Из соседнего подъезда вышли мужчина и женщина — со средневековым грохотом захлопнулась железная дверь, — оба крепкие, плотные, с налитыми плечами, боками, — Андрей Иванович узнал вчерашних соседей. Стареющий боксер (Андрей Иванович сказал про себя: “кретин”, — спокойно, не нервничая, в медицинском значении “кретина”) движением человека, которому повинуется мир, протянул бревенную руку с брелком к мерцающей перламутровым лаком огромной тупозадой машине. Машина послушно пикнула и замигала огнями; спортсмен и харчевница снисходительно тяпнулись в нее с двух сторон и бесшумно отъехали. Из арки соседнего дома черными молниями вылетели два добермана и с шорганьем заметались по пустому двору. Следом вышла девушка в лоснистых штанах, обтягивающих ее как колготки, — села на скамью, закурила и вытащила радиотелефон. Собаки вдруг с бешеным лаем, припадая на мускулистые купированные зады, запрыгали вокруг старого тополя. “Надо вынести птенца”, — подумал Андрей Иванович, — подумал, не вспомнил, потому что с той минуты, как коробка сказала “кра”, он о нем больше не забывал. И сейчас, глядя на беснующихся доберманов, он опять испытал то новое, еще даже не полузнакомое ему чувство, которое впервые пришло к нему после Гришиного звонка: что всё, что окружало его и было внутри него, в его привычных мыслях и чувствах, — дом, двор, разноцветная дымка на горизонте, собаки, работа, его изгнание с работы, Лариса, ее решительная холодная злость, — всё это навсегда от него ушло… но сейчас это чувство дополнилось: …и что в этой новой жизни, на tabula rasa , в космическое пустоте у него было только одно: приглушенно покрякивающий в коробке птенец…

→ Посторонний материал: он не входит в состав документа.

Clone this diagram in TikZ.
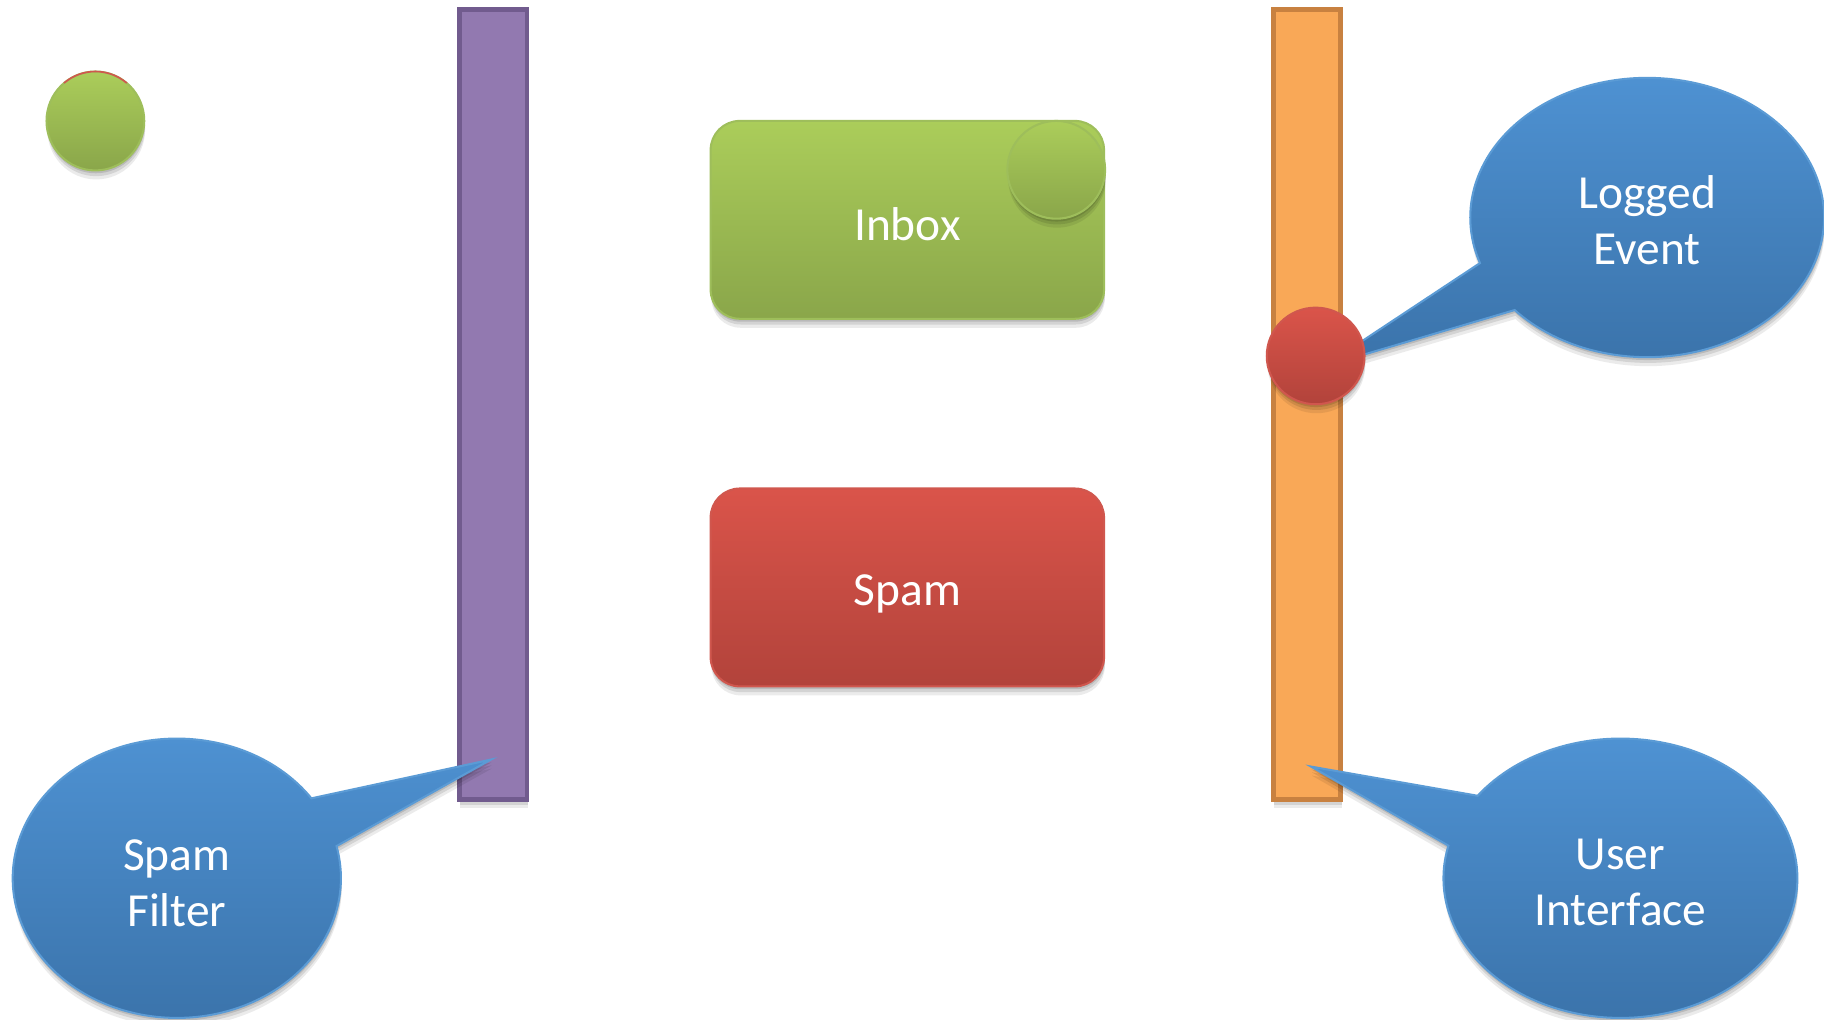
\documentclass[tikz,border=0pt]{standalone}
\usepackage{fontspec}
\setmainfont{Carlito}
\usetikzlibrary{shadows,shapes.geometric}
\definecolor{grT}{HTML}{ABCD5A}
\definecolor{grB}{HTML}{8AA64A}
\definecolor{grL}{HTML}{9EBE5B}
\definecolor{rdT}{HTML}{DA544A}
\definecolor{rdB}{HTML}{B2433B}
\definecolor{rdL}{HTML}{D0574E}
\definecolor{blT}{HTML}{4F93D4}
\definecolor{blB}{HTML}{3A72A9}
\definecolor{blL}{HTML}{5B9BD5}
\definecolor{puF}{HTML}{9279B0}
\definecolor{puL}{HTML}{715B8E}
\definecolor{orF}{HTML}{F9A857}
\definecolor{orL}{HTML}{C88140}
\tikzset{
  mysh/.style={drop shadow={shadow xshift=0.2pt,shadow yshift=-2.2pt,opacity=0.08,fill=black},
               drop shadow={shadow xshift=0.2pt,shadow yshift=-1.4pt,opacity=0.10,fill=black},
               drop shadow={shadow xshift=0.1pt,shadow yshift=-0.7pt,opacity=0.12,fill=black}},
  greenfill/.style={top color=grT,bottom color=grB,draw=grL,line width=0.5pt},
  redfill/.style={top color=rdT,bottom color=rdB,draw=rdL,line width=0.5pt},
  bluefill/.style={top color=blT,bottom color=blB,draw=blL,line width=0.5pt},
  bar/.style={rectangle,minimum width=0.58cm,minimum height=6.79cm,line width=1.2pt,inner sep=0pt,mysh},
  box/.style={rectangle,rounded corners=0.25cm,minimum width=3.38cm,minimum height=1.70cm,inner sep=0pt,mysh},
  lbl/.style={text=white,font=\fontsize{11.6}{13.7}\selectfont,align=center,inner sep=0pt},
  dot/.style={ellipse,minimum width=0.84cm,minimum height=0.84cm,inner sep=0pt,mysh}
}
\begin{document}
\begin{tikzpicture}[x=0.01cm,y=0.01cm]
\useasboundingbox (0,0) rectangle (1568,876);
% bars
\node[bar,fill=puF,draw=puL] (pbar) at (424,528.5) {};
\node[bar,fill=orF,draw=orL] (obar) at (1123.5,528.5) {};
% small green circle
\node[dot,greenfill,minimum height=0.85cm] (gdot) at (82,772) {};
\draw[rdL,line width=0.4pt] (gdot.center) ++(50:0.42cm and 0.425cm) arc[start angle=50,end angle=130,x radius=0.42cm,y radius=0.425cm];
% boxes
\node[box,greenfill] (inbox) at (780,687) {};
\node[dot,greenfill] (idot) at (908,730) {};
\node[lbl] at (780,683) {Inbox};
\node[box,redfill] (spam) at (780,371) {};
\node[lbl] at (780,365) {Spam};
% callouts
\coordinate (lec) at (1416,689);
\coordinate (let) at (1138,561);
\path[bluefill,mysh] (lec) ++(221.5:1.52cm and 1.20cm)
  arc[start angle=221.5,end angle=559.05,x radius=1.52cm,y radius=1.20cm] -- (let) -- cycle;
\node[lbl] (le) at (1416,687) {Logged\\Event};
\coordinate (sfc) at (152,121);
\coordinate (sft) at (422,223);
\path[bluefill,mysh] (sfc) ++(34.9:1.41cm and 1.20cm)
  arc[start angle=34.9,end angle=373.3,x radius=1.41cm,y radius=1.20cm] -- (sft) -- cycle;
\node[lbl] (sf) at (152,117) {Spam\\Filter};
\coordinate (uic) at (1393,121);
\coordinate (uit) at (1127,217);
\path[bluefill,mysh] (uic) ++(166.5:1.52cm and 1.20cm)
  arc[start angle=166.5,end angle=503.8,x radius=1.52cm,y radius=1.20cm] -- (uit) -- cycle;
\node[lbl] (ui) at (1393,117) {User\\Interface};
% red event dot
\node[dot,redfill,minimum height=0.83cm] (rdot) at (1131,570) {};
\end{tikzpicture}
\end{document}
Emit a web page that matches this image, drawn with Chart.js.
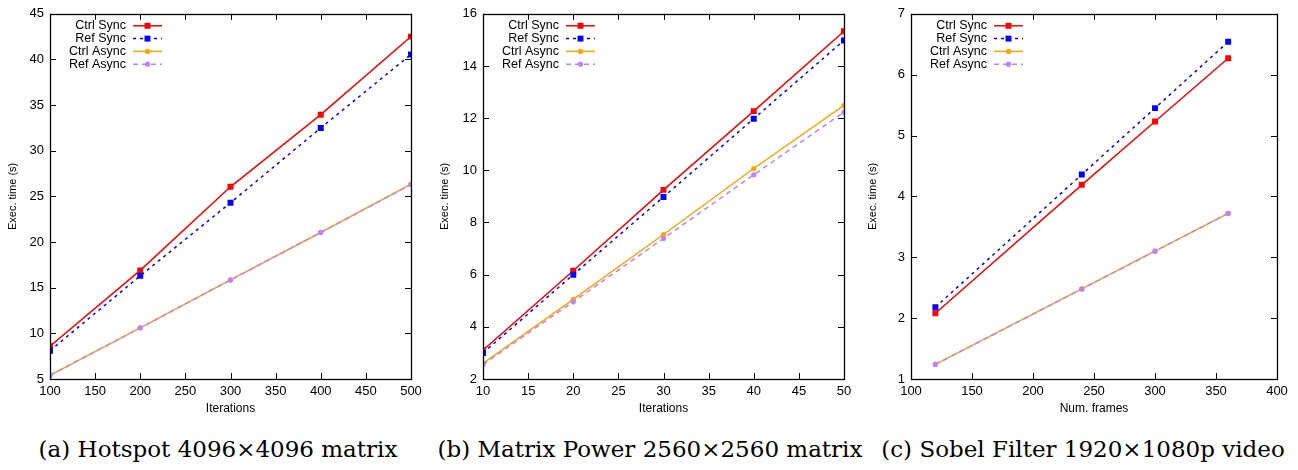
<!DOCTYPE html>
<html>
<head>
<meta charset="utf-8">
<script src="https://cdn.jsdelivr.net/npm/chart.js@4.4.1/dist/chart.umd.min.js"></script>
<style>
  html, body { margin: 0; padding: 0; background: #fff; }
  body { width: 1298px; height: 470px; position: relative; overflow: hidden; }
  .panel { position: absolute; top: 0; }
  .cap { position: absolute; top: 436px; text-align: center; white-space: nowrap;
         font-family: 'DejaVu Serif', serif; font-size: 23px; color: #000; }
</style>
</head>
<body>
<div class="panel" style="left:0px"><canvas id="cA" width="430" height="420"></canvas></div>
<div class="panel" style="left:430px"><canvas id="cB" width="440" height="420"></canvas></div>
<div class="panel" style="left:860px"><canvas id="cC" width="438" height="420"></canvas></div>
<div class="cap" style="left:3px;width:430px">(a) Hotspot 4096×4096 matrix</div>
<div class="cap" style="left:430px;width:440px">(b) Matrix Power 2560×2560 matrix</div>
<div class="cap" style="left:864px;width:438px">(c) Sobel Filter 1920×1080p video</div>
<script>
// series names, shared by the three panels
const seriesNames = ['Ctrl Sync', 'Ref Sync', 'Ctrl Async', 'Ref Async'];

// (a) Hotspot
const hotspotIters = [100, 200, 300, 400, 500];
const hotspotCtrlSync = [8.6, 16.9, 26.05, 33.95, 42.5];
const hotspotRefSync = [8.1, 16.3, 24.3, 32.5, 40.55];
const hotspotCtrlAsync = [5.4, 10.6, 15.85, 21.05, 26.35];
const hotspotRefAsync = [5.4, 10.6, 15.85, 21.05, 26.3];

// (b) Matrix power
const matpowIters = [10, 20, 30, 40, 50];
const matpowCtrlSync = [3.1, 6.15, 9.25, 12.27, 15.33];
const matpowRefSync = [3.0, 6.0, 8.98, 11.98, 14.98];
const matpowCtrlAsync = [2.6, 5.05, 7.54, 10.07, 12.49];
const matpowRefAsync = [2.56, 4.96, 7.39, 9.83, 12.23];

// (c) Sobel filter
const sobelFrames = [120, 240, 300, 360];
const sobelCtrlSync = [2.08, 4.19, 5.23, 6.27];
const sobelRefSync = [2.18, 4.36, 5.45, 6.54];
const sobelCtrlAsync = [1.24, 2.48, 3.1, 3.72];
const sobelRefAsync = [1.24, 2.48, 3.1, 3.72];

const styles = [
  { color: '#ff0000', dash: [], point: 'rect', r: 4.2 },
  { color: '#0000ff', dash: [3, 4], point: 'rect', r: 4.2 },
  { color: '#ffa500', dash: [], point: 'circle', r: 2.6 },
  { color: '#c080ff', dash: [5, 4], point: 'circle', r: 2.6 },
];

const AXIS_FONT = 'Liberation Sans';

// gnuplot-like box with inward ticks mirrored on all four sides
const framePlugin = {
  id: 'frame',
  afterDatasetsDraw(chart) {
    const { ctx, chartArea: a, scales } = chart;
    ctx.save();
    ctx.strokeStyle = '#000';
    ctx.lineWidth = 1;
    const t = 6;
    ctx.beginPath();
    for (const tk of scales.x.ticks) {
      const x = Math.round(scales.x.getPixelForValue(tk.value)) + 0.5;
      ctx.moveTo(x, a.bottom); ctx.lineTo(x, a.bottom - t);
      ctx.moveTo(x, a.top); ctx.lineTo(x, a.top + t);
    }
    for (const tk of scales.y.ticks) {
      const y = Math.round(scales.y.getPixelForValue(tk.value)) + 0.5;
      ctx.moveTo(a.left, y); ctx.lineTo(a.left + t, y);
      ctx.moveTo(a.right, y); ctx.lineTo(a.right - t, y);
    }
    ctx.stroke();
    ctx.lineWidth = 1.3;
    ctx.strokeRect(Math.round(a.left) + 0.5, Math.round(a.top) + 0.5,
      Math.round(a.right - a.left), Math.round(a.bottom - a.top));
    ctx.restore();
  },
};

// key in the top-left corner: right-aligned label, then line sample with marker
const keyPlugin = {
  id: 'gkey',
  afterDraw(chart) {
    const { ctx, chartArea: a } = chart;
    ctx.save();
    ctx.font = `12.5px "${AXIS_FONT}"`;
    ctx.textAlign = 'right';
    ctx.textBaseline = 'middle';
    chart.data.datasets.forEach((ds, i) => {
      const y = a.top + 12 + i * 12.8;
      ctx.fillStyle = '#000';
      ctx.fillText(ds.label, a.left + 76, y);
      const x0 = a.left + 83, x1 = a.left + 112;
      ctx.strokeStyle = ds.borderColor;
      ctx.lineWidth = ds.borderWidth;
      ctx.setLineDash(ds.borderDash);
      ctx.beginPath(); ctx.moveTo(x0, y); ctx.lineTo(x1, y); ctx.stroke();
      ctx.setLineDash([]);
      ctx.fillStyle = ds.borderColor;
      ctx.beginPath();
      if (ds.pointStyle === 'rect') {
        const s = ds.pointRadius * Math.SQRT1_2;
        ctx.rect((x0 + x1) / 2 - s, y - s, 2 * s, 2 * s);
      } else {
        ctx.arc((x0 + x1) / 2, y, ds.pointRadius, 0, Math.PI * 2);
      }
      ctx.fill();
    });
    ctx.restore();
  },
};

function makePanel(id, xs, series, opt) {
  const datasets = series.map((vals, i) => ({
    label: seriesNames[i],
    data: xs.map((x, k) => ({ x, y: vals[k] })),
    borderColor: styles[i].color,
    backgroundColor: styles[i].color,
    borderDash: styles[i].dash,
    borderWidth: 1.5,
    pointStyle: styles[i].point,
    pointRadius: styles[i].r,
    pointBorderWidth: 0,
    tension: 0,
    order: 3 - i,
  }));
  const tickFont = { family: AXIS_FONT, size: 13 };
  new Chart(document.getElementById(id), {
    type: 'line',
    data: { datasets },
    options: {
      responsive: false,
      animation: false,
      parsing: false,
      layout: { padding: { top: 9, right: opt.padRight, left: 0, bottom: 0 } },
      plugins: { legend: { display: false }, tooltip: { enabled: false } },
      scales: {
        x: {
          type: 'linear',
          min: opt.xMin, max: opt.xMax,
          ticks: { stepSize: opt.xStep, color: '#000', font: tickFont, padding: 5, maxRotation: 0 },
          grid: { display: false, drawTicks: false },
          border: { display: false },
          title: { display: true, text: opt.xTitle, color: '#000', font: { family: AXIS_FONT, size: 12 }, padding: 4 },
          afterFit: (s) => { s.height = 41; },
        },
        y: {
          min: opt.yMin, max: opt.yMax,
          ticks: { stepSize: opt.yStep, color: '#000', font: tickFont, padding: 6 },
          grid: { display: false, drawTicks: false },
          border: { display: false },
          title: { display: true, text: 'Exec. time (s)', color: '#000', font: { family: AXIS_FONT, size: 11 }, padding: opt.yTitlePad },
          afterFit: (s) => { s.width = opt.yWidth; },
        },
      },
    },
    plugins: [framePlugin, keyPlugin],
  });
}

makePanel('cA', hotspotIters,
  [hotspotCtrlSync, hotspotRefSync, hotspotCtrlAsync, hotspotRefAsync],
  { xMin: 100, xMax: 500, xStep: 50, yMin: 5, yMax: 45, yStep: 5,
    xTitle: 'Iterations', yWidth: 50, padRight: 19, yTitlePad: 6.4 });

makePanel('cB', matpowIters,
  [matpowCtrlSync, matpowRefSync, matpowCtrlAsync, matpowRefAsync],
  { xMin: 10, xMax: 50, xStep: 5, yMin: 2, yMax: 16, yStep: 2,
    xTitle: 'Iterations', yWidth: 53, padRight: 26, yTitlePad: 8.4 });

makePanel('cC', sobelFrames,
  [sobelCtrlSync, sobelRefSync, sobelCtrlAsync, sobelRefAsync],
  { xMin: 100, xMax: 400, xStep: 50, yMin: 1, yMax: 7, yStep: 1,
    xTitle: 'Num. frames', yWidth: 51, padRight: 21, yTitlePad: 6.4 });
</script>
</body>
</html>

“Вы требуете, чтобы я вынес птенца”, — угрюмо, тяжело думал Андрей Иванович, глядя на пестрый черно-желто-зеленый двор, после каждой затяжки приглушаемый флером дыма. Это “вы требуете” не относилось к Ларисе, хотя только Лариса говорила ему об этом, — нет, он чувствовал, знал, что птенца требует выбросить весь угрожающе обступивший его — рычащий машинами, разводящий злобных собак, курящий “Мальборо”, деловито переговаривающийся по сотовым телефонам, торгующий, покупающий, жующий резинку, — ненавистный ему и презирающий его мир. “Вы требуете, чтобы я вынес птенца. Он грязный, больной, он птенец вороны, а не какаду. Вороны, калеки, больные, старики недостойны жить в вашем мире. Так говорил Заратустра. Птенец не умеет ходить, его сразу растерзают собаки, которых вы любите больше чужих детей. Они будут его терзать, а он будет кричать. Вы требуете, чтобы я поступил, как сволочь. Опять я сволочь. А я не сволочь. Я урод, но я не сволочь. Я родился таким, но я всю свою жизнь изо всех сил хотел стать хорошим. Это вы, сволочи, хотите сделать из меня сволочь… чтобы я стал нормальным, как вы, и жил по вашим законам. По Евангелию Частной Собственности от Зверя. Что вам птенец? Вы истребляете целые народы, и свои, и чужие. А я не с вами… и не в стороне, я вас не боюсь, — я против вас. Птенца я вам не отдам. Птенец останется у меня. Не бойся, малыш. А вы давайте… обогащайтесь. Берите от жизни всё… а у вас всё заберет Смерть”.